Of course many of us don’t always live up to our aims – none of us are perfect. But to thrive we need to recognise that an organisation’s values and impact are not defined just by their mission statements, their stated aims, but by the attitudes and behaviours of the organisation as a whole, as well as those of the individuals in it. And where there is a substantial difference between what we say and what we do, it fundamentally dilutes our message, compromises our abilities, weakens our capacity. Ultimately it hobbles the organisation and risks its future.

If you want to see the gap between your rhetoric and your reality – check out your work against the Ladder of Citizen’s Participation. Sherry Arnstein wrote:

“There is a critical difference between going through the empty ritual of participation and having the real power needed to affect the outcome of the process… participation without redistribution of power is an empty and frustrating process for the powerless. It allows the powerholders to claim that all sides were considered, but makes it possible for only some of those sides to benefit. It maintains the status quo.”

Many of us working for social change might read that and heartily agree that that’s exactly what corporations, politicians and states do. We may be less inclined to notice when NGOs do the same through their own ‘democratic’ processes, or when ‘grassroots’ networks do the same through informal hierarchies and unacknowledged oppressive behaviour.

If you want to have a lasting effect then social change organisations need to be honest about which rung of the ladder they aspire to, and which they currently occupy. Our experience is that unless this is firmly out in the open, and groups are actively working towards integrating the rhetoric and the reality, the level of participation will almost always slip downward as other factors assert themselves at the cost of empowerment.

At Rhizome we feel that relating to or working in an organisation or network is all in the attitude. And that attitude needs to be nurtured and held throughout the organisation – in other words be part of the organisation’s culture. It’s not sufficient for a team of paid or voluntary capacity builders to have the right attitudes, if they don’t have the support of the wider organisation, or the power to make organisation-wide change. The right attitude to engagement needs to be part of your organisational culture from top to bottom. Otherwise you risk being seen as milking the networks for more action, more funds, more weight to your campaign, and ultimately your capacity and support will wither.

So if you’re building or supporting an activist network, some of the ways in which a culture of participation and empowerment might demonstrate themselves in your capacity building programme include:

  • Make involving staff realistic and genuine. There’s often an ideal of all staff taking a part in the life of the network through some kind of support or mentoring role, and that’s a laudable way to ensure that the network becomes central to the whole organisation. However, it’s rarely in every staff member’s job description, it’s unlikely to have been a consideration in their recruitment and in reality, they may not have the interest or relevant skills. If you’re going to do this you need to do it properly – check, assess and train them and integrate it properly into the roles.

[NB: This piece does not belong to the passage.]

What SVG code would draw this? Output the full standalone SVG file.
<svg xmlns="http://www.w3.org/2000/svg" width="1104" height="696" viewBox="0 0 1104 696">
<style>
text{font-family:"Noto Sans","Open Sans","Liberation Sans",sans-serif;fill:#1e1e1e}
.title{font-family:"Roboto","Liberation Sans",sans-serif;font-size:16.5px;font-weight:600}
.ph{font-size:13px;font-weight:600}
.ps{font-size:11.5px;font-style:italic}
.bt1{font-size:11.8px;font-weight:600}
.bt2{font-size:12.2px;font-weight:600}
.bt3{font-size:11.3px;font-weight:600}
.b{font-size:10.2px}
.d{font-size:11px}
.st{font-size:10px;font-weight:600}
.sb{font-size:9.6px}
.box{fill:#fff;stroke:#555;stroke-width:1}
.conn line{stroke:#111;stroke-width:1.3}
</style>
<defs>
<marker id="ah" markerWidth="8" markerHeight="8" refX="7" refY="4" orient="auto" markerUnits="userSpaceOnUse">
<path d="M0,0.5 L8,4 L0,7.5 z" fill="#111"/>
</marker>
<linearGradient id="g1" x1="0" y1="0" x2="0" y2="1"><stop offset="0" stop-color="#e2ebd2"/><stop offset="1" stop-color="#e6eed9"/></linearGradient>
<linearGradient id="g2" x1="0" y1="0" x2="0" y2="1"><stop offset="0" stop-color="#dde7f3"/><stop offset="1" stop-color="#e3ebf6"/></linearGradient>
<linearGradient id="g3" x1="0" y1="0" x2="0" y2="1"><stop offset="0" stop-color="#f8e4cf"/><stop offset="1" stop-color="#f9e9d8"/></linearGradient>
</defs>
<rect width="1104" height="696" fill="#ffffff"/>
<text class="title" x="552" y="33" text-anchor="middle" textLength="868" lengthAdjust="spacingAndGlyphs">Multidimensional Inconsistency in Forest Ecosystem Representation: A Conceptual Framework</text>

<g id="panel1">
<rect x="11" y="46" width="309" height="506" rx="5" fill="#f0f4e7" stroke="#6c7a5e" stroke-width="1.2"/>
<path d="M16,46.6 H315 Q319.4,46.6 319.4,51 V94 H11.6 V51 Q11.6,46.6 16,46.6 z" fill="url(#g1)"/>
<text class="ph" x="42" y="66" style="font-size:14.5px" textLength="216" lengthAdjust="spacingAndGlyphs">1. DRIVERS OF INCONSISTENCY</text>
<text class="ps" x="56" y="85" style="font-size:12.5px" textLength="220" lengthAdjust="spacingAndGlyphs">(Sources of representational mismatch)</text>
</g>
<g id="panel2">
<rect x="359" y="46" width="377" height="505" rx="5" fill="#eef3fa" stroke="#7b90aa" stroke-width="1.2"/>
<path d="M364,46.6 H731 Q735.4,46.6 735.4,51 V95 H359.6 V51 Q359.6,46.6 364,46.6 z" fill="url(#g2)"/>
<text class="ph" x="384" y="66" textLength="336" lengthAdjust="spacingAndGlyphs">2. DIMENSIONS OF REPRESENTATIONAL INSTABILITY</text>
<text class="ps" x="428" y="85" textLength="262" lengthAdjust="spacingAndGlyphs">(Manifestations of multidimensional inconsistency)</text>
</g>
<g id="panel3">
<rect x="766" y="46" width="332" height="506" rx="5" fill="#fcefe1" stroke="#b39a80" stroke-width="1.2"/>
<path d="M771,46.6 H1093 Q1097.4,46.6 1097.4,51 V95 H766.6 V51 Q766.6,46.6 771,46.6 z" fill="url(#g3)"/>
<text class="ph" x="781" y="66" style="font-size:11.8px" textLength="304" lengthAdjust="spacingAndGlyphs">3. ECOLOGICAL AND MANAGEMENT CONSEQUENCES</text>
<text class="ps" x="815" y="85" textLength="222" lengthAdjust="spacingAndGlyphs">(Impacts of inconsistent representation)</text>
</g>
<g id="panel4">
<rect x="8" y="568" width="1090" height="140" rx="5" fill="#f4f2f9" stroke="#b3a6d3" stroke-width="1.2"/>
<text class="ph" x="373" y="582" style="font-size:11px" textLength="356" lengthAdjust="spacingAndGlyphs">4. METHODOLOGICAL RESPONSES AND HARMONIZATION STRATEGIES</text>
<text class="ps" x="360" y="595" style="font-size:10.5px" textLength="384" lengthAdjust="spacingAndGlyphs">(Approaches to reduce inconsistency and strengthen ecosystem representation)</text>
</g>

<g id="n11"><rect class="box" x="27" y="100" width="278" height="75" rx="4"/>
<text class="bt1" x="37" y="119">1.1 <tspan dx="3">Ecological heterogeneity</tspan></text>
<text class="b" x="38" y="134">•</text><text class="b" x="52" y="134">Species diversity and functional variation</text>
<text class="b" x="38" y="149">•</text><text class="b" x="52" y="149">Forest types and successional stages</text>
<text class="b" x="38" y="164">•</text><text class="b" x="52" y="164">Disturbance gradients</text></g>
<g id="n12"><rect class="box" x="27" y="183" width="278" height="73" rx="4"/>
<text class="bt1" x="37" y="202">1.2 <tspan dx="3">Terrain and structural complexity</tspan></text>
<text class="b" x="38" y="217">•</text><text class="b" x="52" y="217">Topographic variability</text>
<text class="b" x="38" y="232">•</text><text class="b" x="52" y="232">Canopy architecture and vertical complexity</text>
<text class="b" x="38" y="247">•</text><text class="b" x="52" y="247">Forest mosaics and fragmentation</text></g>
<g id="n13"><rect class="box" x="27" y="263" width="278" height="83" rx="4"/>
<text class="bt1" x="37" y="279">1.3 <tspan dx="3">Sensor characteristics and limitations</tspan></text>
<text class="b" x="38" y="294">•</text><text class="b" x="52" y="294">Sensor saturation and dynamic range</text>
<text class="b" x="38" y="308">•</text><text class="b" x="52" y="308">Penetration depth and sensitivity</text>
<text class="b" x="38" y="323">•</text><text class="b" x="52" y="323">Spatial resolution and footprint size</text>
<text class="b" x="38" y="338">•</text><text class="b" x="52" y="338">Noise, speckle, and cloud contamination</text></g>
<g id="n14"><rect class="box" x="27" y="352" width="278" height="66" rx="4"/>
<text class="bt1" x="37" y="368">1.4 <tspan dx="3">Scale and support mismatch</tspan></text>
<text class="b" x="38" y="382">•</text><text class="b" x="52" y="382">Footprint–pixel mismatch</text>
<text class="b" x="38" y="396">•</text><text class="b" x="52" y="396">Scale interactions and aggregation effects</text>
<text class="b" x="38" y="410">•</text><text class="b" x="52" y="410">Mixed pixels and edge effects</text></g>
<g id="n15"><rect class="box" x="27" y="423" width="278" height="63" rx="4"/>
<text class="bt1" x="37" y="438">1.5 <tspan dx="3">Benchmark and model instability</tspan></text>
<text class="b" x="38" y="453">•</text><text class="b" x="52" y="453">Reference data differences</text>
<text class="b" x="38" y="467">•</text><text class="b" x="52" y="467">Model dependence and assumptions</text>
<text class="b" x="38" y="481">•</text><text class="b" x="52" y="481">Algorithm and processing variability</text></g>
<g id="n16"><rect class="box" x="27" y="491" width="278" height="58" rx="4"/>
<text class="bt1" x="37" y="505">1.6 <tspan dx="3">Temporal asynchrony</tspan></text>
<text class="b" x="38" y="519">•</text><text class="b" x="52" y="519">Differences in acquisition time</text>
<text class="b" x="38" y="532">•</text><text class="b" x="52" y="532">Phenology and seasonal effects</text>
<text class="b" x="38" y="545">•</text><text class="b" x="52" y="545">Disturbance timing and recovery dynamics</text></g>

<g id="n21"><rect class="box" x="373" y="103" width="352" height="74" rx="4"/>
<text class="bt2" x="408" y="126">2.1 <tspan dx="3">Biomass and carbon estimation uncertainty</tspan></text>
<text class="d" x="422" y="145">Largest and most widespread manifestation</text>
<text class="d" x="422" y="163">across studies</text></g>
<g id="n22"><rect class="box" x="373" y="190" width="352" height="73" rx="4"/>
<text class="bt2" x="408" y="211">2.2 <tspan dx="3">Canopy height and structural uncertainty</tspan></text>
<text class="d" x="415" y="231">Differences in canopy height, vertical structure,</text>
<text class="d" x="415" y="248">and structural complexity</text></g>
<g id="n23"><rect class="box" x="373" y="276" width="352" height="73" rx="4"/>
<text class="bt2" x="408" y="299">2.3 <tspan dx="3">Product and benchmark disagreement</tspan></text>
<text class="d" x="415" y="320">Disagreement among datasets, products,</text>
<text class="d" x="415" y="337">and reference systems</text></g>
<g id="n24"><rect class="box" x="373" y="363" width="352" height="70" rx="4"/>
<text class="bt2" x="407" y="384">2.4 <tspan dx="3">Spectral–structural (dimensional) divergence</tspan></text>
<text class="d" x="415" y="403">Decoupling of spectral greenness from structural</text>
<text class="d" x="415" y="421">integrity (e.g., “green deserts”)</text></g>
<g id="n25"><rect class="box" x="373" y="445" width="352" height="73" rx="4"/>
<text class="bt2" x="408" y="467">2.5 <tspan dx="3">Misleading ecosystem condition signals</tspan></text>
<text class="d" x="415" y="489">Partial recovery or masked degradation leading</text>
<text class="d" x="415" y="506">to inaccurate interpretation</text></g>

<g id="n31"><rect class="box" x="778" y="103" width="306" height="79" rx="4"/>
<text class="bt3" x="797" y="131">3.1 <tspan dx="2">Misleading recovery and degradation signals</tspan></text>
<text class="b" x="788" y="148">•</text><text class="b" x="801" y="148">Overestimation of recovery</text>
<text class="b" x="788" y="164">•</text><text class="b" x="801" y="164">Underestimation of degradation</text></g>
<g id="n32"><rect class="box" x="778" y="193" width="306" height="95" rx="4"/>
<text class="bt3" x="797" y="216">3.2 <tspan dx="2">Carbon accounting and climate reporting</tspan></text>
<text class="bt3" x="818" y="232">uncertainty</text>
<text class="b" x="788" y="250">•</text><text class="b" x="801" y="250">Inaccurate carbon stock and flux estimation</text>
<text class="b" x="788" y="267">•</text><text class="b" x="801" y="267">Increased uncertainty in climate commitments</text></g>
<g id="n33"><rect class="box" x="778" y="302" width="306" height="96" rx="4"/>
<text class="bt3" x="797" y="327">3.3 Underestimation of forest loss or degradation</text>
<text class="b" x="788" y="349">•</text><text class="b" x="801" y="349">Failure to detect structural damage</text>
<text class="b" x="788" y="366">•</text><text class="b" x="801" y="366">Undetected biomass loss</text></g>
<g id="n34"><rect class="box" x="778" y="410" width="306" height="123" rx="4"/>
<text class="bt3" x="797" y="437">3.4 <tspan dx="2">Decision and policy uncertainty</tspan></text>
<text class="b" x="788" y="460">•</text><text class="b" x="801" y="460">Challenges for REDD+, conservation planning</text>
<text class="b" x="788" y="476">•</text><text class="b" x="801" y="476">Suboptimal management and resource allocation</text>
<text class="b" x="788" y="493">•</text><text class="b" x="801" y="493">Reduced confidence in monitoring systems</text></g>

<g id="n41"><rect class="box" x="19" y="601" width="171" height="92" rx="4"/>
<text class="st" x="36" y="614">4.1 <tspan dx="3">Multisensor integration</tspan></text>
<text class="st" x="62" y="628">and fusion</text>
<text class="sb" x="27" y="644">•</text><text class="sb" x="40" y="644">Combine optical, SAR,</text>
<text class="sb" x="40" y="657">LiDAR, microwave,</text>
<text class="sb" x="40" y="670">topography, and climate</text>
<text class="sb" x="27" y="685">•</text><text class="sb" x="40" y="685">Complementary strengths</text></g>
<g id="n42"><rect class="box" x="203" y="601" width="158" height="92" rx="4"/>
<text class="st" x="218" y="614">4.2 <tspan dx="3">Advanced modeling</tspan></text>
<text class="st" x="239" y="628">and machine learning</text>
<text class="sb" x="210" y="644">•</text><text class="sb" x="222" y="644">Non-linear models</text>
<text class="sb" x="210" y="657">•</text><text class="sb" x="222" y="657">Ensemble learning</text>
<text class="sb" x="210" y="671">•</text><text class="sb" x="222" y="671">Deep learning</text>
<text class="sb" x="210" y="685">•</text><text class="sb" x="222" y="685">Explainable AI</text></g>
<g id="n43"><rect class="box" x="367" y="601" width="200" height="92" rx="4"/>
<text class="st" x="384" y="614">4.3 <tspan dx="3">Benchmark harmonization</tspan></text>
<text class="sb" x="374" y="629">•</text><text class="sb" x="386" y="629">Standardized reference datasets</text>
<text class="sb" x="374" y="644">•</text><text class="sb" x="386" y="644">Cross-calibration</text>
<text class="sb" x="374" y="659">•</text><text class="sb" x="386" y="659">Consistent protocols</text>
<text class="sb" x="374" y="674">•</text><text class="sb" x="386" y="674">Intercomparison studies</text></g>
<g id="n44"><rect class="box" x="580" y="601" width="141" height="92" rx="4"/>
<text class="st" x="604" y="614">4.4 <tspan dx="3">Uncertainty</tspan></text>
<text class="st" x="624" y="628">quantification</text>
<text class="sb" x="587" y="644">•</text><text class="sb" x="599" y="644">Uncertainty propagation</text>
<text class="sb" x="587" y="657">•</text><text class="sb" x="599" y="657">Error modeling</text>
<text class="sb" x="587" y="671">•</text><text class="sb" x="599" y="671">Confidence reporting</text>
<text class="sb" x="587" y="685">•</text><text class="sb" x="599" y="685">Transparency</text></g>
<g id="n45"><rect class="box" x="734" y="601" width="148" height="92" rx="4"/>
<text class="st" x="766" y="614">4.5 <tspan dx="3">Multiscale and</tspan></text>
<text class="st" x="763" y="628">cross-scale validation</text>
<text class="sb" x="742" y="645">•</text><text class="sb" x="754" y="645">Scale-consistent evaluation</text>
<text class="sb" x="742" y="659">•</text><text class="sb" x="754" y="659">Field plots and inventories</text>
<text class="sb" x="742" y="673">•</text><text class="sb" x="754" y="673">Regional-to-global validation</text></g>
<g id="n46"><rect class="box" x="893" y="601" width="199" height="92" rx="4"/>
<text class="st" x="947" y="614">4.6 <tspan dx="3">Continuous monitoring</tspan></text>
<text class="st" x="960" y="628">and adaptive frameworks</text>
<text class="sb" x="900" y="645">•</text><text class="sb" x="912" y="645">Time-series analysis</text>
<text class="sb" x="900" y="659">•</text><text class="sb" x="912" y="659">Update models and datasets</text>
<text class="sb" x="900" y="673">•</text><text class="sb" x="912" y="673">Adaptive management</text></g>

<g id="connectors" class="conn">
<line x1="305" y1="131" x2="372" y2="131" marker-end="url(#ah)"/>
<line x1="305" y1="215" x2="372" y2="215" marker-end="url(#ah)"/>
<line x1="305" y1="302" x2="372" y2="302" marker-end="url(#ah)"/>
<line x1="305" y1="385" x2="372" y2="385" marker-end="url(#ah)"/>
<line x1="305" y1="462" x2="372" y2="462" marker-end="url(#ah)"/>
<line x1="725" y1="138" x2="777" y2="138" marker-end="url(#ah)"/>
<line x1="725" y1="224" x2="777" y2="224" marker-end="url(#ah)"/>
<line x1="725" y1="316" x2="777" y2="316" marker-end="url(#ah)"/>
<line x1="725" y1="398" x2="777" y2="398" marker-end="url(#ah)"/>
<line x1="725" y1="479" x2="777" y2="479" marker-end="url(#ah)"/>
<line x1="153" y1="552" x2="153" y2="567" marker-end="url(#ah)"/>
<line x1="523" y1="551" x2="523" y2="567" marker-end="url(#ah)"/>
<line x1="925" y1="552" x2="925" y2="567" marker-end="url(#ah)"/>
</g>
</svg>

  • Whatever you’re planning needs enough lead in time. It doesn’t matter how urgent the campaign, the emphasis is on you to get your act together – strategise and plan appropriately, don’t dump unworkably short project plans on your volunteer networks. There’s your own internal bureaucracy, plus giving your activists a genuine chance to contribute, co design and participate at a pace that works for them – which, if they’re volunteers, may be a lot slower than you’d like. Working with the conflicts will take time. Whatever lead in time you were thinking of, double it, and then double it again.

  • Involve activists and potential activists from the start. Check out even your most basic assumptions (that they want a network / that a network will work for this organisation etc) and keep them involved. And by ‘them’, I don’ t mean just the easy to relate to/ ‘onside’ activists. You need to talk to the ‘hard to reach’ and the ‘awkward squad’ as well as the potential & as yet unreached activists. And whilst you’re talking to them, try to understand them better. You might find that they’re not so hard to reach, or so awkward after all.

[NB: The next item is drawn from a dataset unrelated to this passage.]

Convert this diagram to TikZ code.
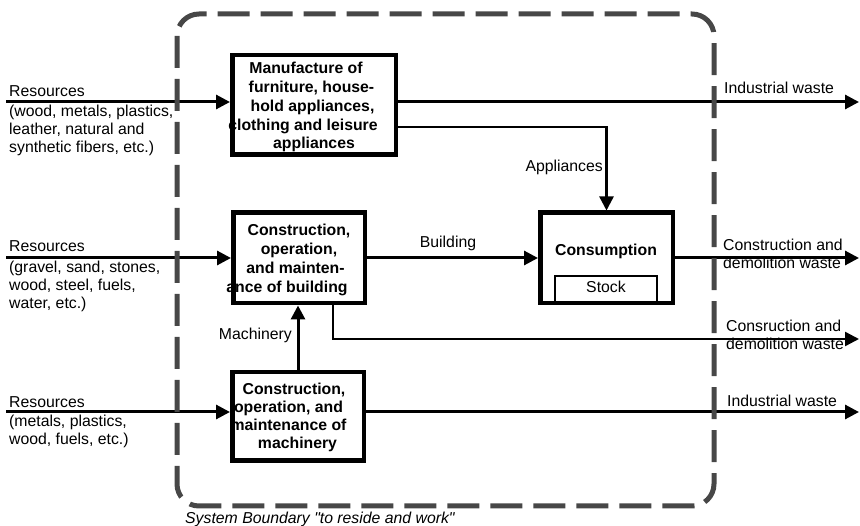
\documentclass[tikz,border=0pt]{standalone}
\usepackage{fontspec}
\setmainfont{Liberation Sans}
% same face, but straight quotes kept as typed
\newfontfamily\capfont{Liberation Sans}[Ligatures=ResetAll]
\usetikzlibrary{arrows.meta}
% a centred line of zero width, moved sideways by #1 pt
\newcommand\lineat[2]{\makebox[0pt][c]{\hspace*{#1pt}\hspace*{#1pt}#2}}
\begin{document}
\begin{tikzpicture}[x=1pt,y=-1pt,
  proc/.style={draw, line width=4.5pt, inner sep=0pt},
  boxtitle/.style={font=\bfseries\fontsize{15.8}{#1}\selectfont, inner sep=0pt, anchor=base},
  boxtitle/.default=18.7,
  lbl/.style={font=\fontsize{15.8}{18}\selectfont, inner sep=0pt},
  flow/.style={line width=3pt, -{Triangle[length=14pt,width=14pt]}},
  thinflow/.style={line width=2.4pt, -{Triangle[length=14pt,width=14pt]}},
  boundary/.style={draw=black!72, line width=5pt, dash pattern=on 32pt off 11pt, rounded corners=22pt}
]
\useasboundingbox (0,0) rectangle (860,526);

% process boxes
\node[proc, minimum width=163.5pt, minimum height=99.5pt] (mfg) at (314,105) {};
\node[proc, minimum width=131.5pt, minimum height=90.5pt] (bld) at (299,258) {};
\node[proc, minimum width=132.5pt, minimum height=90.5pt] (cons) at (606.5,258) {};
\node[proc, minimum width=131.5pt, minimum height=88.5pt] (mach) at (298,416.5) {};
\node[draw, line width=1.6pt, inner sep=0pt, minimum width=102.4pt, minimum height=28pt] (stock) at (606,290) {};

% box texts
\node[boxtitle] (mfgtext) at (314,74) {\begin{tabular}[t]{@{}c@{}}\lineat{-8}{Manufacture of}\\ \lineat{-2.5}{furniture, house-}\\ \lineat{-1.5}{hold appliances,}\\ \lineat{-11}{clothing and leisure}\\ \lineat{0}{appliances}\end{tabular}};
\node[boxtitle] (bldtext) at (299,236) {\begin{tabular}[t]{@{}c@{}}\lineat{0}{Construction,}\\ \lineat{0}{operation,}\\ \lineat{-3.5}{and mainten-}\\ \lineat{-12}{ance of building}\end{tabular}};
\node[boxtitle=18] (machtext) at (298,395) {\begin{tabular}[t]{@{}c@{}}\lineat{-4}{Construction,}\\ \lineat{-9.5}{operation, and}\\ \lineat{-9.5}{maintenance of}\\ \lineat{-0.5}{machinery}\end{tabular}};
\node[boxtitle] (constext) at (606,256) {Consumption};
\node[lbl, anchor=base] (stocktext) at (606,293) {Stock};

% inflows of resources
\coordinate (r1) at (6,102);
\coordinate (r2) at (6,258);
\coordinate (r3) at (6,412);
\draw[flow] (r1) -- (r1 -| mfg.west);
\draw[flow] (r2) -- (bld.west);
\draw[flow] (r3) -- (r3 -| mach.west);

% outflows of waste
\coordinate (w1) at (859,102);
\coordinate (w2) at (859,258);
\coordinate (w3) at (859,339);
\coordinate (w4) at (859,412);
\draw[flow] (w1 -| mfg.east) -- (w1);
\draw[flow] (cons.east) -- (w2);
\draw[thinflow] ([xshift=34pt]bld.south) |- (w3);
\draw[flow] (w4 -| mach.east) -- (w4);

% internal flows
\draw[thinflow] ([yshift=-22pt]mfg.east) -| (cons.north);
\draw[flow] (bld.east) -- (cons.west);
\draw[flow] (mach.north) -- (mach.north |- bld.south);

% flow labels
\node[lbl, anchor=base west] (res1) at (9,97) {Resources};
\node[lbl, anchor=base west] (res1d) at (9,117) {\begin{tabular}[t]{@{}l@{}}(wood, metals, plastics,\\ leather, natural and\\ synthetic fibers, etc.)\end{tabular}};
\node[lbl, anchor=base west] (res2) at (9,252) {Resources};
\node[lbl, anchor=base west] (res2d) at (9,273) {\begin{tabular}[t]{@{}l@{}}(gravel, sand, stones,\\ wood, steel, fuels,\\ water, etc.)\end{tabular}};
\node[lbl, anchor=base west] (res3) at (9,408) {Resources};
\node[lbl, anchor=base west] (res3d) at (9,427) {\begin{tabular}[t]{@{}l@{}}(metals, plastics,\\ wood, fuels, etc.)\end{tabular}};

\node[lbl, anchor=base west] (iw1) at (724,94) {Industrial waste};
\node[lbl, anchor=base west] (cdw1) at (723,251) {\begin{tabular}[t]{@{}l@{}}Construction and\\ demolition waste\end{tabular}};
\node[lbl, anchor=base west] (cdw2) at (726,332) {\begin{tabular}[t]{@{}l@{}}Consruction and\\ demolition waste\end{tabular}};
\node[lbl, anchor=base west] (iw2) at (727,407) {Industrial waste};

\node[lbl, anchor=base east] (appl) at (603,172) {Appliances};
\node[lbl, anchor=base] (bldlbl) at (448,248) {Building};
\node[lbl, anchor=base east] (machlbl) at (292,340) {Machinery};

% system boundary
\draw[boundary] (177,14) rectangle (714,506);
\node[lbl, anchor=base west, font={\capfont\itshape\fontsize{15.8}{18}\selectfont}] (caption) at (185,524) {System Boundary "to reside and work"};
\end{tikzpicture}
\end{document}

  • Consider that the networks might be able to be more self-supporting than you first think. Whilst setting up and running networks can be time-consuming and difficult from a distance, if you’re willing to trust people and cede some/all control, supporting people to do it themselves allows you to focus your resources and empowers the networks.

  • Commit to a proper programme of mentoring and training. Give it time, proper resources, and look for depth as well as breadth. Plan to see how it can be made self-supporting; a mentoring programme that turns out new mentors, a training programme that builds the skills and attitudes needed to train others.

  • Don’t just assume it’s just the network folk that need training. Your staff and organisational culture needs to be supported and developed. Training them is a fast and effective way of doing this.

The bottom line is that there’s a need to build the cultural capacity of your organisation for change, which allows you to accept and celebrate diversity, feel safe devolving some or all power to your activists, and co-produce and co-design projects, materials, strategies, campaigns. That needs to be replicated in (and learnt from) the network itself. Without building this cultural capacity no amount of people, funds, webspace, petitions, hashtags or events will build you a genuinely resilient and effective network.